As the sun dipped lower on the horizon, casting a warm amber glow, I found myself nearing the Fred Long Centennial Park nestled along the sweeping curves of US Route 219, five miles from the town of Thomas, West Virginia.
The roadside park that harks back to an era when such oases dotted the byways frequently. In their heyday, these wayside stops offered weary travelers a chance to pause, refresh, and perhaps enjoy a quiet picnic, surrounded by nature’s splendor. This particular haven was a crowning achievement for the West Virginia State Road Commission as it was their 100th roadside park.
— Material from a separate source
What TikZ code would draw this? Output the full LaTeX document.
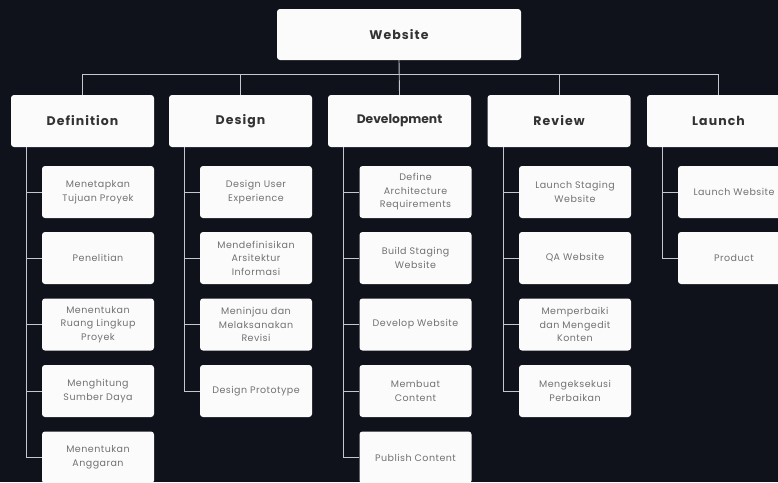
\documentclass[tikz,border=0pt]{standalone}
\usepackage{fontspec}
\setmainfont{Poppins}
\newfontfamily\headfont[LetterSpace=8.5]{Poppins}
\newfontfamily\childfont[LetterSpace=5]{Poppins}
\definecolor{bg}{HTML}{0F121B}
\definecolor{boxfill}{HTML}{FBFBFB}
\definecolor{headtext}{HTML}{333333}
\definecolor{childtext}{HTML}{727272}
\definecolor{linecol}{HTML}{C4C7CC}
\begin{document}
\begin{tikzpicture}[x=1pt,y=-1pt,
  rootbox/.style={fill=boxfill,rounded corners=3pt,minimum width=244pt,minimum height=51pt,inner sep=0pt,
    font=\headfont\fontsize{12.5}{14}\selectfont\bfseries,text=headtext},
  headbox/.style={fill=boxfill,rounded corners=3pt,minimum width=143pt,minimum height=52pt,inner sep=0pt,
    font=\headfont\fontsize{12.5}{14}\selectfont\bfseries,text=headtext},
  childbox/.style={fill=boxfill,rounded corners=3pt,minimum width=112pt,minimum height=52pt,inner sep=0pt,
    align=center,font=\childfont\fontsize{9.5}{13.5}\selectfont,text=childtext},
  conn/.style={draw=linecol,line width=0.9pt}
]
\fill[bg] (0,0) rectangle (778,482);
\useasboundingbox (0,0) rectangle (778,482);

% root
\node[rootbox] (web) at (399,34.5) {Website};

% headers
\node[headbox] (def) at (82.5,121) {Definition};
\node[headbox] (des) at (240.5,121) {Design};
\node[headbox,font=\fontsize{12.3}{14}\selectfont\bfseries] (dev) at (399.5,121) {Development};
\node[headbox] (rev) at (559,121) {Review};
\node[headbox] (lau) at (718.5,121) {Launch};

% children
\node[childbox] (def1) at (98,192) {Menetapkan\\Tujuan Proyek};
\node[childbox] (def2) at (98,258) {Penelitian};
\node[childbox] (def3) at (98,324.5) {Menentukan\\Ruang Lingkup\\Proyek};
\node[childbox] (def4) at (98,391) {Menghitung\\Sumber Daya};
\node[childbox] (def5) at (98,457.5) {Menentukan\\Anggaran};

\node[childbox] (des1) at (256,192) {Design User\\Experience};
\node[childbox] (des2) at (256,258) {Mendefinisikan\\Arsitektur\\Informasi};
\node[childbox] (des3) at (256,324.5) {Meninjau dan\\Melaksanakan\\Revisi};
\node[childbox] (des4) at (256,391) {Design Prototype};

\node[childbox] (dev1) at (415.5,192) {Define\\Architecture\\Requirements};
\node[childbox] (dev2) at (415.5,258) {Build Staging\\Website};
\node[childbox] (dev3) at (415.5,324.5) {Develop Website};
\node[childbox] (dev4) at (415.5,391) {Membuat\\Content};
\node[childbox] (dev5) at (415.5,457.5) {Publish Content};

\node[childbox] (rev1) at (575,192) {Launch Staging\\Website};
\node[childbox] (rev2) at (575,258) {QA Website};
\node[childbox] (rev3) at (575,324.5) {Memperbaiki\\dan Mengedit\\Konten};
\node[childbox] (rev4) at (575,391) {Mengeksekusi\\Perbaikan};

\node[childbox] (lau1) at (734,192) {Launch Website};
\node[childbox] (lau2) at (734,258) {Product};

% top connectors
\coordinate (bus) at (0,74);
\draw[conn] (web.south) -- (dev.north);
\draw[conn] (def.north) -- (def.north |- bus) -- (lau.north |- bus) -- (lau.north);
\draw[conn] (des.north) -- (des.north |- bus);
\draw[conn] (rev.north) -- (rev.north |- bus);

% spines
\coordinate (sdef) at ([xshift=16pt]def.south west);
\coordinate (sdes) at ([xshift=16pt]des.south west);
\coordinate (sdev) at ([xshift=16pt]dev.south west);
\coordinate (srev) at ([xshift=16pt]rev.south west);
\coordinate (slau) at ([xshift=16pt]lau.south west);

\draw[conn] (sdef) |- (def5.west);
\foreach \c in {def1,def2,def3,def4} \draw[conn] (sdef |- \c.west) -- (\c.west);
\draw[conn] (sdes) |- (des4.west);
\foreach \c in {des1,des2,des3} \draw[conn] (sdes |- \c.west) -- (\c.west);
\draw[conn] (sdev) |- (dev5.west);
\foreach \c in {dev1,dev2,dev3,dev4} \draw[conn] (sdev |- \c.west) -- (\c.west);
\draw[conn] (srev) |- (rev4.west);
\foreach \c in {rev1,rev2,rev3} \draw[conn] (srev |- \c.west) -- (\c.west);
\draw[conn] (slau) |- (lau2.west);
\draw[conn] (slau |- lau1.west) -- (lau1.west);
\end{tikzpicture}
\end{document}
Its inauguration on June 20, 1963, wasn’t mere happenstance; it beautifully coincided with the state’s grand celebration of a century of statehood.
In 2006, the park was christened in honor of Fred Long, a son of Tucker County. Long’s legacy in these parts is legendary: a devoted employee of the State Road Department in the 1930s, a sheriff in the subsequent decade, and eventually the guiding hand behind the county’s State Road Department in the 1950s.
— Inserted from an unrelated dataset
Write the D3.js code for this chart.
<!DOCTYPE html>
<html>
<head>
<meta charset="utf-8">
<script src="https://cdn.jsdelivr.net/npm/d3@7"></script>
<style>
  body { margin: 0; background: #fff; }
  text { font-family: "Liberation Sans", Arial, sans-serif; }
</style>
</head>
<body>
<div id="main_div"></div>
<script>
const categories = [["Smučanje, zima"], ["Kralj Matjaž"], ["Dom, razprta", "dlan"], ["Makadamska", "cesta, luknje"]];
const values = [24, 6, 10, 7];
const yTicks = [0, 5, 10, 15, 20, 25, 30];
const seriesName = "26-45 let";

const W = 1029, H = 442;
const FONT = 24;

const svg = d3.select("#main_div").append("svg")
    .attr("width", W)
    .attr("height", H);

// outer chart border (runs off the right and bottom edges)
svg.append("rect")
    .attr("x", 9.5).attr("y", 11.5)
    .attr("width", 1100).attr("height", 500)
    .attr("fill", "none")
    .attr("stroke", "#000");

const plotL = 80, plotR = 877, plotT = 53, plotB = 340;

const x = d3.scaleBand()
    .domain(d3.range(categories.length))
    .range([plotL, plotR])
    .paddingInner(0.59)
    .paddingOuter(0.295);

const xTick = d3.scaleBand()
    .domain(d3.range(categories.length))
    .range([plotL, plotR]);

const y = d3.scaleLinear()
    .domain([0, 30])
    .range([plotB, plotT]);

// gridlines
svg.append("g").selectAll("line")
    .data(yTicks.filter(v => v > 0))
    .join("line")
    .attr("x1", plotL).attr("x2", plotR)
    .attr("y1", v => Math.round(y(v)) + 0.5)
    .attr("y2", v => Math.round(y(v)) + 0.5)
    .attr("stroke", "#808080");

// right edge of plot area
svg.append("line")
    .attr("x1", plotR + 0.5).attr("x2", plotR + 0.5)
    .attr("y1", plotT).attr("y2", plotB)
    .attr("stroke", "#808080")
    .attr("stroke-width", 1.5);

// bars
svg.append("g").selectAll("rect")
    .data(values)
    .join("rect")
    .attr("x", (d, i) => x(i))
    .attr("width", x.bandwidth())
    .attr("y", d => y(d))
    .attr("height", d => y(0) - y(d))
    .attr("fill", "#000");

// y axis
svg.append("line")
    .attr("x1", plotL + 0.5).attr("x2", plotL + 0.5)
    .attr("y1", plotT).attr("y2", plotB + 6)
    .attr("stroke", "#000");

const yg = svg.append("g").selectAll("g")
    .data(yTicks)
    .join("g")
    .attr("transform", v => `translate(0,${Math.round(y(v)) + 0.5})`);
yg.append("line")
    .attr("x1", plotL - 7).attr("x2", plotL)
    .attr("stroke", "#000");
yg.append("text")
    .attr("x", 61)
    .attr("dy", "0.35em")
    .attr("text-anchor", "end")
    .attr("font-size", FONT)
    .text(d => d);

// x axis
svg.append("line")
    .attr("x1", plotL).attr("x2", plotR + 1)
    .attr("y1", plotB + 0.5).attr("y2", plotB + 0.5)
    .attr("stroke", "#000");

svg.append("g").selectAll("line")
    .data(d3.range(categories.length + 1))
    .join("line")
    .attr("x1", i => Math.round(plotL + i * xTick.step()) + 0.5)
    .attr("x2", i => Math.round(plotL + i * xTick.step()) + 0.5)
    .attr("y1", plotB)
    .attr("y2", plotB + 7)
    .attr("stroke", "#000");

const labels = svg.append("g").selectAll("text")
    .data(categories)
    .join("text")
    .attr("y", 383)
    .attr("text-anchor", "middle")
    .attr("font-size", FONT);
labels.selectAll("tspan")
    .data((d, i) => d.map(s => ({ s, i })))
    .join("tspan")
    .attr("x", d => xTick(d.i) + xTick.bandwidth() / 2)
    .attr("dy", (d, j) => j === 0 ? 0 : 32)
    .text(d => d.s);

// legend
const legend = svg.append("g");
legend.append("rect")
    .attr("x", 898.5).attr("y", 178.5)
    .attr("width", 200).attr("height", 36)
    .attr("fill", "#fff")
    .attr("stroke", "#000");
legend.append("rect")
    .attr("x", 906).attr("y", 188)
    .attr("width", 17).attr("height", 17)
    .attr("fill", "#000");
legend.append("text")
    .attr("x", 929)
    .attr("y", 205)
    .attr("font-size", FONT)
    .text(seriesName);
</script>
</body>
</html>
From the park’s elevated perch atop Backbone Mountain, 3,500 feet above sea level, one’s gaze can wander effortlessly. Below, the patchwork quilt of family farms along Sugarland Road unfurls, punctuated by the serpentine course of the Cheat River. Nearby is the Mountaineer Wind Energy Center, a wind farm that provides 66 MW of electricity, enough to power approximately 20,000 homes.
I made it just in time to witness the sun setting behind the Olson Fire Tower. Erected in 1922 as the Backbone Tower, Backbone was the state’s very first fire tower. The building was replaced in 1963 with Olson Tower, named for Ernst B. Olson for his 28 years of fire control and conservation program service to the Monongahela National Forest.